Cuando leí sobre el lanzamiento de la campaña Zona Rígida de este Diario y su defensa del peatón, me acordé de un accidente que sufrió mi madre. Hace unos 15 años, ella estaba de visita en Lima y cruzaba una calle camino a la iglesia. Vio que un carro quería voltear a la izquierda pero pensó que le cedería el paso por ser peatón. No fue así, fue empujada y derribada. Menos mal que no trajo mayores consecuencias, a pesar de que ya tenía 75 años.
Supe de todo esto años después, cuando lo contaba como una gran anécdota. Además, fue así que nos explicó por qué no quiso acompañarnos en algunos paseos. Ella había soportado el dolor en sus rodillas estoicamente. Yo, en cambio, me molesté y le increpé que no hubiera dicho nada. Me respondió inmediatamente: “¿Y me habrías dejado pasear por mi cuenta si te contaba?”.
Para mi madre, al igual que para muchos de los habitantes de la urbe, caminar es una actividad placentera, llena de vida, que entretiene y pone en contacto con el entorno. No nos debe extrañar que –de acuerdo a la última encuesta de Lima Cómo Vamos– “ir a parques a pasear” sea una actividad realizada por el 84% de habitantes de la ciudad. De ahí que la defensa del peatón sea esencial por varias razones.
La primera es que –tarde o temprano– todos somos peatones. Defenderlo es defendernos a nosotros mismos. También es protegerlo. Es así porque una proporción mayor de las caminatas son realizadas por amas de casa haciendo el mercado, niños jugando o yendo a la escuela, y adultos mayores. En los dos últimos casos, se trata de habitantes especialmente vulnerables al tráfico motorizado.
La segunda razón es que caminar es saludable para las personas y el medio ambiente.
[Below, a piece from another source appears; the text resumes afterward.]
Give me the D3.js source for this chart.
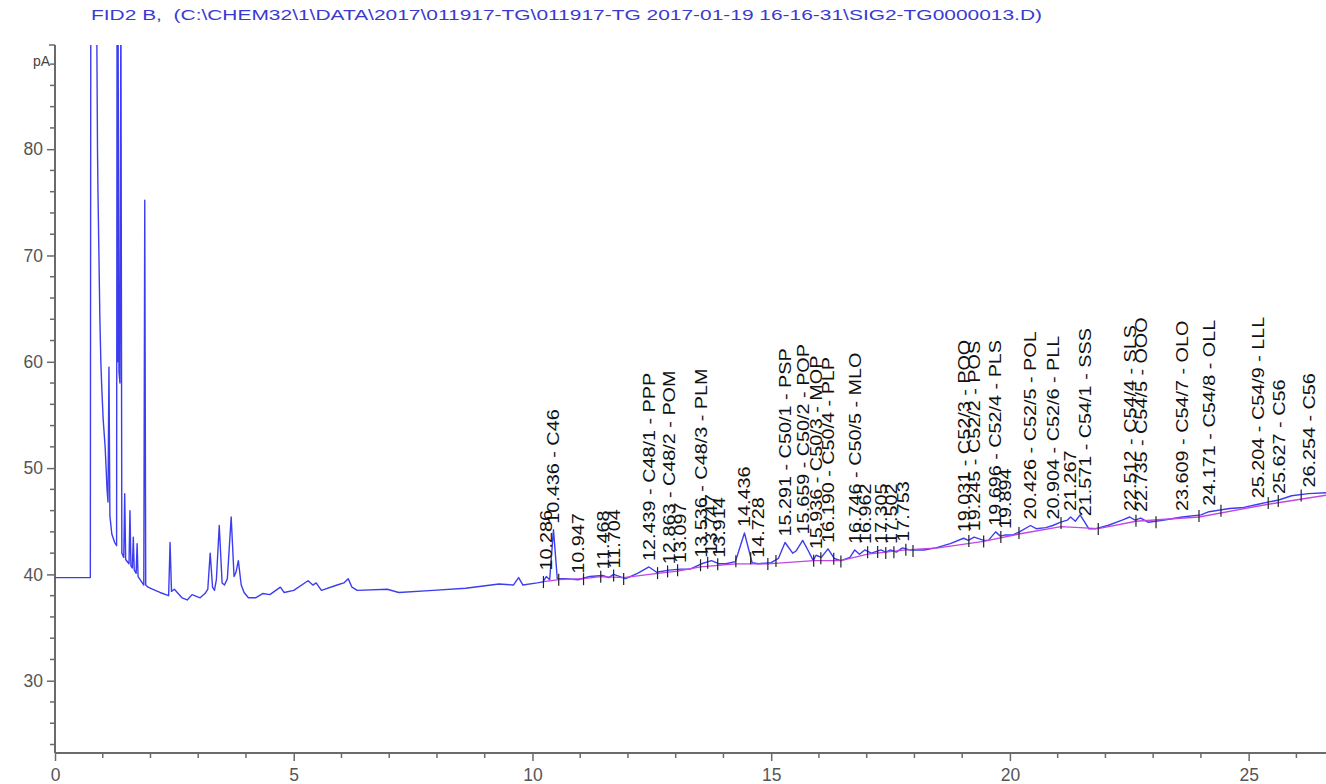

Es la forma más común de traslado no motorizado en nuestra ciudad, con cerca de 25% de los viajes diarios. El problema es que también el peatón es la víctima mortal más común de accidentes de tránsito, con casi el 80% de los casos. En comparación, en Estados Unidos solo representan el 15%.
Pero quizás más importante es la tercera razón: se trata de una de las formas principales de hacer que la ciudad tenga una escala humana. Es decir, que esté en función y al servicio de la calidad de vida de sus habitantes.
En su libro “Espacio-tiempo y movilidad” (2013), Javier Protzel nos ofrece un informado recuento de cómo la movilidad va cambiando nuestra visibilidad. Resalta este hecho al comparar a los viajeros del pasado –a pie o a caballo– y sus paisajes casi incambiables con los viajeros actuales que solo perciben un paisaje borroso. Como resultado, “[…] el cuerpo del viajero fue disociándose de su transcurso” (p. 28).
Algo parecido ocurre en nuestros traslados urbanos. Un caminante se desplaza a cinco kilómetros por hora, mientras que un motorista lo hace entre los 30 y 80 kilómetros. El caminante se encuentra en contacto directo con el suelo y el medio (aire, clima, temperatura) y está más atento a sus alrededores. Por el contrario, el motorista está elevado del suelo, encapsulado en una máquina, distanciado del medio y enfocado en el flujo del tráfico.
Al motorizarse nuestras ciudades, el habitante urbano fue perdiendo la noción del trayecto –de los matices y minucias del recorrido– y se fue convirtiendo en un ser meramente consciente del punto de partida y del arribo. En cambio, el poblador de una ciudad concentrada y densa –como el caso de Nueva York– tiene que caminar y es más consciente del espacio urbano en una escala micro. Por eso son urbes de cafés, bares, bodegas, restaurantes y librerías de barrio. Es decir, una ciudad de huariques.
La ciudad que invita a caminar tiene habitantes que se preocupan de sus espacios públicos y se apropian de ellos en el buen sentido de la palabra. Uno de los primeros pasos para lograr este gran cometido es haciendo realidad lo que ya indican nuestras normas viales: respetemos al peatón.